Stored records
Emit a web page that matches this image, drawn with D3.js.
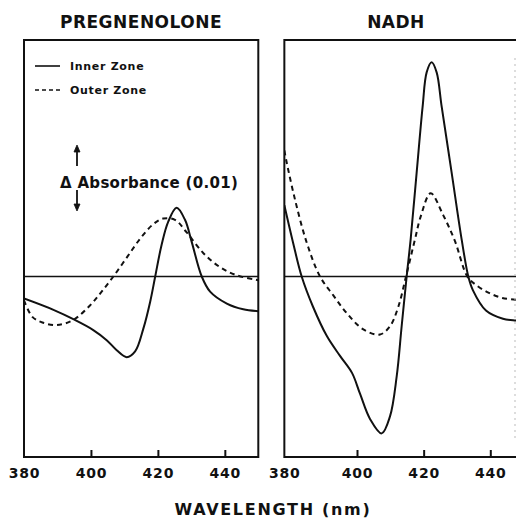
<!DOCTYPE html>
<html>
<head>
<meta charset="utf-8">
<script src="https://cdn.jsdelivr.net/npm/d3@7"></script>
<style>
  body { margin: 0; background: #fff; }
  svg { display: block; }
  text { font-family: 'DejaVu Sans', sans-serif; font-weight: bold; fill: #111; }
</style>
</head>
<body>
<div id="chart"></div>
<script>
const WIDTH = 516;
const HEIGHT = 518;
const TOP = 40;
const BOTTOM = 457;

// values are delta absorbance x 1000
const pregInner = [
  [380, -3.5], [388.8, -5.3], [395.2, -6.9], [400.7, -8.5], [404.7, -10.1],
  [407.7, -11.7], [410.7, -12.8], [413.2, -11.9], [415.7, -8.2], [417.7, -4.0],
  [419.2, 0], [421.1, 5.0], [423.1, 8.7], [425.6, 10.9], [428.1, 9.0],
  [430.1, 5.5], [433.1, 0], [435.6, -2.4], [440.6, -4.3], [445.5, -5.2], [450, -5.5]
];
const pregOuter = [
  [380, -3.8], [382.5, -6.4], [385.5, -7.3], [389.8, -7.7], [394.7, -6.9],
  [399.7, -4.6], [403.2, -2.4], [406.7, 0], [410.7, 3.0], [414.7, 6.0],
  [418.6, 8.3], [421.6, 9.2], [425.1, 9.0], [428.6, 7.0], [433.6, 3.7],
  [438.5, 1.5], [443.5, 0.2], [450, -0.6]
];
const nadhInner = [
  [378.2, 11.3], [380.8, 5.4], [383.4, 0], [386.8, -4.8], [391.0, -9.5],
  [394.9, -12.6], [398.5, -15.3], [400.9, -18.6], [403.9, -22.6], [407.4, -24.9],
  [409.9, -22.2], [411.9, -15.9], [413.4, -7.9], [414.9, 0], [416.1, 5.9],
  [417.9, 16.5], [419.7, 27.0], [420.9, 32.4], [422.4, 34.0], [423.9, 32.4],
  [425.4, 27.0], [428.4, 16.5], [431.4, 5.9], [433.4, 0], [434.8, -2.2],
  [438.7, -5.4], [443.8, -6.7], [447.7, -7.0], [450, -7.1]
];
const nadhOuter = [
  [378.2, 20.0], [378.9, 18.1], [381.4, 12.2], [384.9, 5.4], [388.9, 0],
  [392.9, -3.0], [396.9, -5.8], [401.9, -8.4], [406.9, -9.2], [409.9, -7.9],
  [412.4, -4.8], [414.7, 0], [417.4, 5.9], [419.1, 9.5], [422.1, 13.2],
  [425.9, 9.7], [429.4, 5.6], [433.1, 0], [435.6, -1.3], [439.6, -2.6],
  [443.6, -3.4], [447.7, -3.7], [450, -3.8]
];

const xTicks = [380, 400, 420, 440];
const panelTitles = ['PREGNENOLONE', 'NADH'];
const legendLabels = ['Inner Zone', 'Outer Zone'];

const svg = d3.select('#chart').append('svg')
  .attr('width', WIDTH)
  .attr('height', HEIGHT);

const y = d3.scaleLinear().domain([0, 10]).range([276.5, 213.5]);

const panels = [
  { x: d3.scaleLinear().domain([380, 450]).range([24, 258.3]), start: 380, end: 450,
    inner: pregInner, outer: pregOuter, title: panelTitles[0], titleX: 141 },
  { x: d3.scaleLinear().domain([400, 440]).range([357, 490.3]), start: 378.2, end: 450.5,
    inner: nadhInner, outer: nadhOuter, title: panelTitles[1], titleX: 396 }
];

panels.forEach((p, i) => {
  const x = p.x;
  const x0 = x(p.start), x1 = x(p.end);
  const g = svg.append('g');

  g.append('clipPath').attr('id', 'clip' + i)
    .append('rect')
    .attr('x', x0).attr('y', TOP)
    .attr('width', x1 - x0).attr('height', BOTTOM - TOP);

  // frame
  g.append('rect')
    .attr('x', x0).attr('y', TOP)
    .attr('width', x1 - x0).attr('height', BOTTOM - TOP)
    .attr('fill', 'none')
    .attr('stroke', '#111')
    .attr('stroke-width', 2);

  // zero line
  g.append('line')
    .attr('x1', x0).attr('x2', x1)
    .attr('y1', y(0)).attr('y2', y(0))
    .attr('stroke', '#111')
    .attr('stroke-width', 1.6);

  const line = d3.line()
    .x(d => x(d[0]))
    .y(d => y(d[1]))
    .curve(d3.curveCatmullRom.alpha(0.5));

  g.append('path')
    .datum(p.inner)
    .attr('clip-path', `url(#clip${i})`)
    .attr('d', line)
    .attr('fill', 'none')
    .attr('stroke', '#111')
    .attr('stroke-width', 2);

  g.append('path')
    .datum(p.outer)
    .attr('clip-path', `url(#clip${i})`)
    .attr('d', line)
    .attr('fill', 'none')
    .attr('stroke', '#111')
    .attr('stroke-width', 2)
    .attr('stroke-dasharray', '5,4');

  // bottom axis, ticks pointing inwards
  const axis = g.append('g')
    .attr('transform', `translate(0,${BOTTOM})`)
    .call(d3.axisBottom(x).tickValues(xTicks).tickSizeInner(-7).tickSizeOuter(0));
  axis.select('.domain').remove();
  axis.selectAll('.tick line')
    .attr('stroke', '#111')
    .attr('stroke-width', 2)
    .attr('display', d => d === 380 ? 'none' : null);
  axis.selectAll('.tick text')
    .attr('y', 11)
    .attr('dx', d => (i === 1 && d === 380) ? -6 : 0)
    .style('font-family', "'DejaVu Sans', sans-serif")
    .style('font-weight', 'bold')
    .style('font-size', '14px')
    .style('letter-spacing', '0.8px')
    .attr('fill', '#111');

  g.append('text')
    .attr('x', p.titleX)
    .attr('y', 28)
    .attr('text-anchor', 'middle')
    .style('font-size', '17px')
    .style('letter-spacing', '0.5px')
    .text(p.title);
});

// faint right border of NADH panel
svg.append('line')
  .attr('x1', 515).attr('x2', 515)
  .attr('y1', 58).attr('y2', 440)
  .attr('stroke', '#bbb')
  .attr('stroke-width', 1)
  .attr('stroke-dasharray', '2,4');

// legend
const legend = svg.append('g');
legendLabels.forEach((lab, i) => {
  const ly = 66 + i * 24;
  legend.append('line')
    .attr('x1', 35).attr('x2', 60)
    .attr('y1', ly).attr('y2', ly)
    .attr('stroke', '#111')
    .attr('stroke-width', 1.6)
    .attr('stroke-dasharray', i === 1 ? '4,3' : null);
  legend.append('text')
    .attr('x', 70)
    .attr('y', ly + 4)
    .style('font-size', '11px')
    .style('letter-spacing', '0.7px')
    .text(lab);
});

// delta absorbance scale bar
const ax = 77;
const bar = svg.append('g').attr('stroke', '#111').attr('fill', '#111');
bar.append('line').attr('x1', ax).attr('x2', ax).attr('y1', 166).attr('y2', 150).attr('stroke-width', 1.8);
bar.append('path').attr('d', `M${ax},145 L${ax - 3},152 L${ax + 3},152 Z`).attr('stroke-width', 0.8);
bar.append('line').attr('x1', ax).attr('x2', ax).attr('y1', 190).attr('y2', 206).attr('stroke-width', 1.8);
bar.append('path').attr('d', `M${ax},211 L${ax - 3},204 L${ax + 3},204 Z`).attr('stroke-width', 0.8);

svg.append('text')
  .attr('x', 60)
  .attr('y', 187.5)
  .style('font-size', '15px')
  .style('letter-spacing', '0.3px')
  .text('\u0394 Absorbance (0.01)');

svg.append('text')
  .attr('x', 273)
  .attr('y', 515)
  .attr('text-anchor', 'middle')
  .style('font-size', '16px')
  .style('letter-spacing', '1.7px')
  .text('WAVELENGTH (nm)');
</script>
</body>
</html>
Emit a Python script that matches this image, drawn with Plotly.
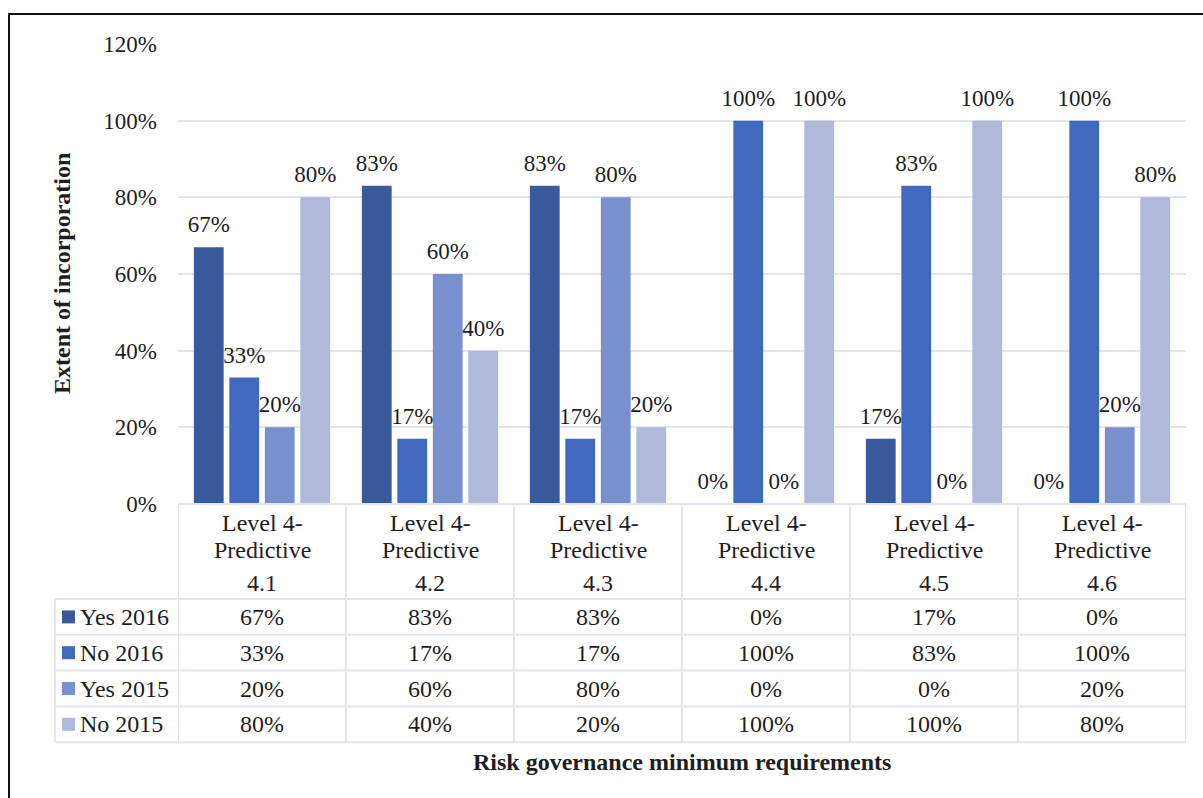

Problem description
Collect each line holding the string "matches".

Response below
Emit a web page that matches this image, drawn with D3.js.
Emit a Python script that matches this image, drawn with Plotly.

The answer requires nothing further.